The media continues to play the role of the piper, soothing the duty of remembrance as well as sending a flare up to the moon. As the self-appointed moral compass of the masses, the words of the press make up our world. In this world, the victims exist merely in the cocoon of the media. Accordingly, the politics of the nation tried to serve the justice menu. It also needs to be noted that the problem of migrants was overshadowed by the politics of convenience. The race for the moon between the two fronts increased, with more frequent visits to the camps of the migrants rather than the inroads of the valley.

There are multiple allegations on the left that it never acknowledges the exodus and gives out a pacifying tone to the actions of the Kashmiri Muslim community. Heckling respective identities to a very professional extent is rather a trend in the air. The left either believes that the Kashmiri Pandit exodus wasn’t a serious issue or refuses to formulate them as ideal victims on grounds that the Pandits were the elite majority. Another analogy to be offered here gives flakes that the left was buoyant to take up the issue of the exodus because it was successfully mobilized by the right at the very inception.
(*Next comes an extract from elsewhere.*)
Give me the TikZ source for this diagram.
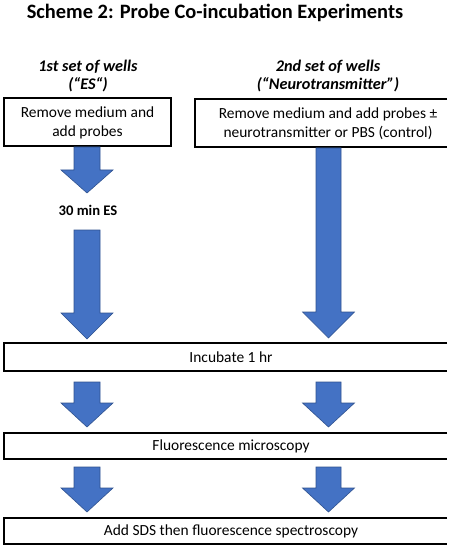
\documentclass[tikz,border=0pt]{standalone}
\usepackage{fontspec}
\setmainfont{Carlito}
\definecolor{arrowblue}{HTML}{4472C4}
\definecolor{arrowedge}{HTML}{2F528F}
\begin{document}
\begin{tikzpicture}[x=1bp,y=-1bp,
  frame/.style={draw=black,line width=1.6bp},
  boxtext/.style={inner sep=0pt,align=center,font=\fontsize{15.5}{19}\selectfont},
  headtext/.style={inner sep=0pt,align=center,font=\fontsize{16.3}{18}\selectfont\bfseries\itshape},
  blockarrow/.style={fill=arrowblue,draw=arrowedge,line width=0.6bp,line join=miter}]
\useasboundingbox (0,0) rectangle (454,550);
\newcommand{\barrow}[5]{% x, top, head start, tip, shaft half width
  \path[blockarrow] (#1-#5,#2) -- (#1+#5,#2) -- (#1+#5,#3) -- (#1+26,#3) -- (#1,#4) -- (#1-26,#3) -- (#1-#5,#3) -- cycle;}

% title
\node[inner sep=0pt,font=\fontsize{20.5}{23}\selectfont\bfseries] (title) at (215,13) {Scheme 2: Probe Co-incubation Experiments};

% headers
\node[headtext] (h1) at (88,76) {1st set of wells\\(“ES“)};
\node[headtext] (h2) at (328,76) {2nd set of wells\\(“Neurotransmitter”)};

% top boxes
\draw[frame] (4,98) rectangle (171,146);
\node[boxtext] (b1) at (87.5,122.5) {Remove medium and\\add probes};
\draw[frame] (447,99) -- (195,99) -- (195,147) -- (447,147);
\node[boxtext] (b2) at (328,123.5) {Remove medium and add probes ±\\neurotransmitter or PBS (control)};

% ES label
\node[inner sep=0pt,font=\fontsize{14.7}{16}\selectfont\bfseries] (es) at (88,210) {30 min ES};

% wide boxes
\draw[frame] (447,343) -- (4,343) -- (4,371) -- (447,371);
\node[boxtext] (inc) at (231,357) {Incubate 1 hr};
\draw[frame] (447,433) -- (4,433) -- (4,459) -- (447,459);
\node[boxtext] (mic) at (231,446) {Fluorescence microscopy};
\draw[frame] (447,518) -- (4,518) -- (4,544) -- (447,544);
\node[boxtext] (sds) at (231,531) {Add SDS then fluorescence spectroscopy};

% arrows
\barrow{87}{147}{170}{193}{13}
\barrow{87}{230}{313}{339}{13}
\barrow{328.5}{148}{312}{338}{12.5}
\barrow{87}{382}{403}{427}{13}
\barrow{328.5}{382}{403}{427}{12.5}
\barrow{87}{467}{488}{512}{13}
\barrow{328.5}{467}{488}{512}{12.5}
\end{tikzpicture}
\end{document}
Harshita Wanchoo, a Kashmiri Pandit student from DU, spoke to HCG on this issue. She held, “Nothing goes to the sudden state of normal, especially when the Pandits in the valley were killed, their children burned, and women raped. It is so ironic on some political fronts to not acknowledge this brutal incident, where our people had to leave everything behind and venture into the unknown. It would be absurd to say that communal disharmony wasn’t there before. My parents felt these waves at a very root level. The evidence out there shows that we are not lying, and are rather being victimised by the political forces of the valley. There have been many interpretations of this, but it feels like the Kashmiri Muslims wanted to get rid of us. The basic line is that they wanted the homeland for themselves... this was backed by the radicals.”